### Directions:
Images are not part of the copy; write out the rest of the data exactly as given.

### Information supplied:
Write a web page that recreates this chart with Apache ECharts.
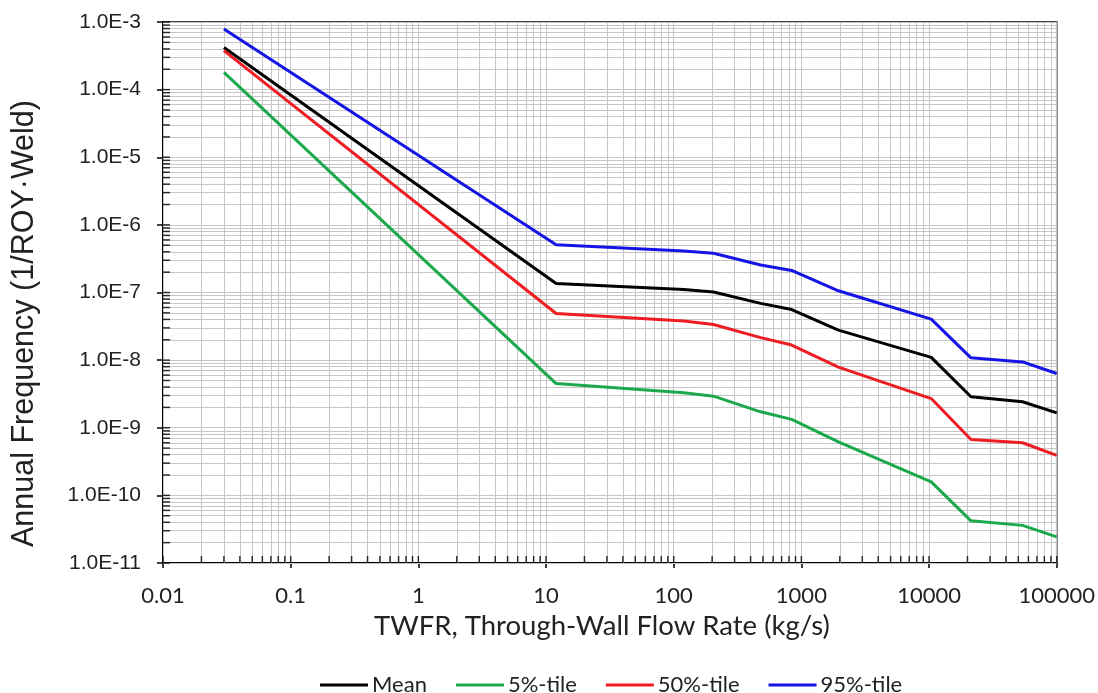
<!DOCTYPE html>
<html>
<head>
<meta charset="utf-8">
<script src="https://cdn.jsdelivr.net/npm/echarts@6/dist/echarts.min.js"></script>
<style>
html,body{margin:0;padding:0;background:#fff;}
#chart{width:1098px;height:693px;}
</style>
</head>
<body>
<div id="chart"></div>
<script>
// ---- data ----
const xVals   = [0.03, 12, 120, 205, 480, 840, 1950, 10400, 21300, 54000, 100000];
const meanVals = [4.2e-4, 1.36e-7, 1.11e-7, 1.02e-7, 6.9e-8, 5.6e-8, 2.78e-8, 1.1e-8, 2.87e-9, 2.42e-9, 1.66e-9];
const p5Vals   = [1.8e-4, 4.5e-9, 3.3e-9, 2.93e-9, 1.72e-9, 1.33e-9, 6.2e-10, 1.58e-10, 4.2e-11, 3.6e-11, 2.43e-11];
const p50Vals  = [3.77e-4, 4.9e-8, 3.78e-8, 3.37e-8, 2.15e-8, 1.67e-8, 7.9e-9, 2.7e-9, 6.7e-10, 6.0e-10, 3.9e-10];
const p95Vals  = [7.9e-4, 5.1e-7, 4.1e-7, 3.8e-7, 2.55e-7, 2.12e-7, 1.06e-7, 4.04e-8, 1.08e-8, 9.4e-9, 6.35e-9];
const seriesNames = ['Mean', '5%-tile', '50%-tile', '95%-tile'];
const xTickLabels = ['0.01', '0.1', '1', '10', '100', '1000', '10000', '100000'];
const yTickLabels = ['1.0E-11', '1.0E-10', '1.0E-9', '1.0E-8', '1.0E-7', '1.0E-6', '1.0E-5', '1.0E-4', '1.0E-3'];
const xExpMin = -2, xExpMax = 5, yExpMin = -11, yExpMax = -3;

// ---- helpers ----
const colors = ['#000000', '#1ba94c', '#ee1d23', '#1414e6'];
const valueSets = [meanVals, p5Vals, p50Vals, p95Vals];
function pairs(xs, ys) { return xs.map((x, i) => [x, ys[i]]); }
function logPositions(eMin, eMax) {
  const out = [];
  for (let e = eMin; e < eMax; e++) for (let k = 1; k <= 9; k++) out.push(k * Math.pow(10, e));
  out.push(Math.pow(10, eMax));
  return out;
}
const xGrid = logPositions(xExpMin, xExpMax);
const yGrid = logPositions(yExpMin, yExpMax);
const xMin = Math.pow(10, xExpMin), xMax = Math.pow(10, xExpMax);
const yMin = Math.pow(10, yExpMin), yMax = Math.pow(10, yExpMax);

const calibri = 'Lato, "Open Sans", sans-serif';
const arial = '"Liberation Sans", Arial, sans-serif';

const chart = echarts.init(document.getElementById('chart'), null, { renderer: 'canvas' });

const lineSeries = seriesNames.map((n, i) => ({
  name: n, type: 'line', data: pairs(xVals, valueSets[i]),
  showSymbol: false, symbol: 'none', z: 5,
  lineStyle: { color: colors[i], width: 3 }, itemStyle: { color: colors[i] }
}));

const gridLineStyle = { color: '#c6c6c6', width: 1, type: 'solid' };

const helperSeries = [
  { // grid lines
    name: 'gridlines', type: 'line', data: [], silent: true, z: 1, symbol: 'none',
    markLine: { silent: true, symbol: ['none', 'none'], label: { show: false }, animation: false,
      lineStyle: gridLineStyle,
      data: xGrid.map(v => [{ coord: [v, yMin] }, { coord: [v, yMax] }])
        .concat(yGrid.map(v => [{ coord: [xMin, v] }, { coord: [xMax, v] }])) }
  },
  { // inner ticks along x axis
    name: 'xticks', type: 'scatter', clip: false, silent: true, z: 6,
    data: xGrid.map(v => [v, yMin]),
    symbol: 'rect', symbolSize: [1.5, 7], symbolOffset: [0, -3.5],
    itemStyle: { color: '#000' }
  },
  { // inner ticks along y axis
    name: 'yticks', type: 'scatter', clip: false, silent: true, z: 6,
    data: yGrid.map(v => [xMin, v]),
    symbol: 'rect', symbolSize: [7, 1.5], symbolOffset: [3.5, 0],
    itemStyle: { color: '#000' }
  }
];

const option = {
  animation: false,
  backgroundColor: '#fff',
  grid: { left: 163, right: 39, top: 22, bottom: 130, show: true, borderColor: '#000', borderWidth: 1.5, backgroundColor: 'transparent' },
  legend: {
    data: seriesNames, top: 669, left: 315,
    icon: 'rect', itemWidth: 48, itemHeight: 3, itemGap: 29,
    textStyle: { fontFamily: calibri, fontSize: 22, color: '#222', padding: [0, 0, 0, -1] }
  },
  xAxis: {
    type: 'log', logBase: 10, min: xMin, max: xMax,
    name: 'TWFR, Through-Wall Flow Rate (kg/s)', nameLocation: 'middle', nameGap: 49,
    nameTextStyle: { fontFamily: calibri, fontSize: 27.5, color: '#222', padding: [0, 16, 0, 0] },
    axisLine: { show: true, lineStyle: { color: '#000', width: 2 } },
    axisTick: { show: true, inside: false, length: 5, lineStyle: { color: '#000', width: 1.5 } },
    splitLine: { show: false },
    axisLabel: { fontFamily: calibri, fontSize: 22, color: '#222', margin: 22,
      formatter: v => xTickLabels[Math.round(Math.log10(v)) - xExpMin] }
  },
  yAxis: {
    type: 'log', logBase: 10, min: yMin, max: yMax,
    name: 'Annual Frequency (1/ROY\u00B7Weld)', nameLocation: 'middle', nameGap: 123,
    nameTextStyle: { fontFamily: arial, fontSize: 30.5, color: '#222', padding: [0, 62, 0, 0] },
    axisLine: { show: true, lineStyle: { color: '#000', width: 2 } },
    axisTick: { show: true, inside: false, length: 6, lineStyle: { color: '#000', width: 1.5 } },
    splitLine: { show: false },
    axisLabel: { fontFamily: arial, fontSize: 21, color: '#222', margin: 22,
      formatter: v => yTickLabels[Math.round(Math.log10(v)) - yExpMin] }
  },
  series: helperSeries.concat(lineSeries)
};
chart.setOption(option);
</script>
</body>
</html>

### Full output:
Write a web page that recreates this chart with Apache ECharts.
<!DOCTYPE html>
<html>
<head>
<meta charset="utf-8">
<script src="https://cdn.jsdelivr.net/npm/echarts@6/dist/echarts.min.js"></script>
<style>
html,body{margin:0;padding:0;background:#fff;}
#chart{width:1098px;height:693px;}
</style>
</head>
<body>
<div id="chart"></div>
<script>
// ---- data ----
const xVals   = [0.03, 12, 120, 205, 480, 840, 1950, 10400, 21300, 54000, 100000];
const meanVals = [4.2e-4, 1.36e-7, 1.11e-7, 1.02e-7, 6.9e-8, 5.6e-8, 2.78e-8, 1.1e-8, 2.87e-9, 2.42e-9, 1.66e-9];
const p5Vals   = [1.8e-4, 4.5e-9, 3.3e-9, 2.93e-9, 1.72e-9, 1.33e-9, 6.2e-10, 1.58e-10, 4.2e-11, 3.6e-11, 2.43e-11];
const p50Vals  = [3.77e-4, 4.9e-8, 3.78e-8, 3.37e-8, 2.15e-8, 1.67e-8, 7.9e-9, 2.7e-9, 6.7e-10, 6.0e-10, 3.9e-10];
const p95Vals  = [7.9e-4, 5.1e-7, 4.1e-7, 3.8e-7, 2.55e-7, 2.12e-7, 1.06e-7, 4.04e-8, 1.08e-8, 9.4e-9, 6.35e-9];
const seriesNames = ['Mean', '5%-tile', '50%-tile', '95%-tile'];
const xTickLabels = ['0.01', '0.1', '1', '10', '100', '1000', '10000', '100000'];
const yTickLabels = ['1.0E-11', '1.0E-10', '1.0E-9', '1.0E-8', '1.0E-7', '1.0E-6', '1.0E-5', '1.0E-4', '1.0E-3'];
const xExpMin = -2, xExpMax = 5, yExpMin = -11, yExpMax = -3;

// ---- helpers ----
const colors = ['#000000', '#1ba94c', '#ee1d23', '#1414e6'];
const valueSets = [meanVals, p5Vals, p50Vals, p95Vals];
function pairs(xs, ys) { return xs.map((x, i) => [x, ys[i]]); }
function logPositions(eMin, eMax) {
  const out = [];
  for (let e = eMin; e < eMax; e++) for (let k = 1; k <= 9; k++) out.push(k * Math.pow(10, e));
  out.push(Math.pow(10, eMax));
  return out;
}
const xGrid = logPositions(xExpMin, xExpMax);
const yGrid = logPositions(yExpMin, yExpMax);
const xMin = Math.pow(10, xExpMin), xMax = Math.pow(10, xExpMax);
const yMin = Math.pow(10, yExpMin), yMax = Math.pow(10, yExpMax);

const calibri = 'Lato, "Open Sans", sans-serif';
const arial = '"Liberation Sans", Arial, sans-serif';

const chart = echarts.init(document.getElementById('chart'), null, { renderer: 'canvas' });

const lineSeries = seriesNames.map((n, i) => ({
  name: n, type: 'line', data: pairs(xVals, valueSets[i]),
  showSymbol: false, symbol: 'none', z: 5,
  lineStyle: { color: colors[i], width: 3 }, itemStyle: { color: colors[i] }
}));

const gridLineStyle = { color: '#c6c6c6', width: 1, type: 'solid' };

const helperSeries = [
  { // grid lines
    name: 'gridlines', type: 'line', data: [], silent: true, z: 1, symbol: 'none',
    markLine: { silent: true, symbol: ['none', 'none'], label: { show: false }, animation: false,
      lineStyle: gridLineStyle,
      data: xGrid.map(v => [{ coord: [v, yMin] }, { coord: [v, yMax] }])
        .concat(yGrid.map(v => [{ coord: [xMin, v] }, { coord: [xMax, v] }])) }
  },
  { // inner ticks along x axis
    name: 'xticks', type: 'scatter', clip: false, silent: true, z: 6,
    data: xGrid.map(v => [v, yMin]),
    symbol: 'rect', symbolSize: [1.5, 7], symbolOffset: [0, -3.5],
    itemStyle: { color: '#000' }
  },
  { // inner ticks along y axis
    name: 'yticks', type: 'scatter', clip: false, silent: true, z: 6,
    data: yGrid.map(v => [xMin, v]),
    symbol: 'rect', symbolSize: [7, 1.5], symbolOffset: [3.5, 0],
    itemStyle: { color: '#000' }
  }
];

const option = {
  animation: false,
  backgroundColor: '#fff',
  grid: { left: 163, right: 39, top: 22, bottom: 130, show: true, borderColor: '#000', borderWidth: 1.5, backgroundColor: 'transparent' },
  legend: {
    data: seriesNames, top: 669, left: 315,
    icon: 'rect', itemWidth: 48, itemHeight: 3, itemGap: 29,
    textStyle: { fontFamily: calibri, fontSize: 22, color: '#222', padding: [0, 0, 0, -1] }
  },
  xAxis: {
    type: 'log', logBase: 10, min: xMin, max: xMax,
    name: 'TWFR, Through-Wall Flow Rate (kg/s)', nameLocation: 'middle', nameGap: 49,
    nameTextStyle: { fontFamily: calibri, fontSize: 27.5, color: '#222', padding: [0, 16, 0, 0] },
    axisLine: { show: true, lineStyle: { color: '#000', width: 2 } },
    axisTick: { show: true, inside: false, length: 5, lineStyle: { color: '#000', width: 1.5 } },
    splitLine: { show: false },
    axisLabel: { fontFamily: calibri, fontSize: 22, color: '#222', margin: 22,
      formatter: v => xTickLabels[Math.round(Math.log10(v)) - xExpMin] }
  },
  yAxis: {
    type: 'log', logBase: 10, min: yMin, max: yMax,
    name: 'Annual Frequency (1/ROY\u00B7Weld)', nameLocation: 'middle', nameGap: 123,
    nameTextStyle: { fontFamily: arial, fontSize: 30.5, color: '#222', padding: [0, 62, 0, 0] },
    axisLine: { show: true, lineStyle: { color: '#000', width: 2 } },
    axisTick: { show: true, inside: false, length: 6, lineStyle: { color: '#000', width: 1.5 } },
    splitLine: { show: false },
    axisLabel: { fontFamily: arial, fontSize: 21, color: '#222', margin: 22,
      formatter: v => yTickLabels[Math.round(Math.log10(v)) - yExpMin] }
  },
  series: helperSeries.concat(lineSeries)
};
chart.setOption(option);
</script>
</body>
</html>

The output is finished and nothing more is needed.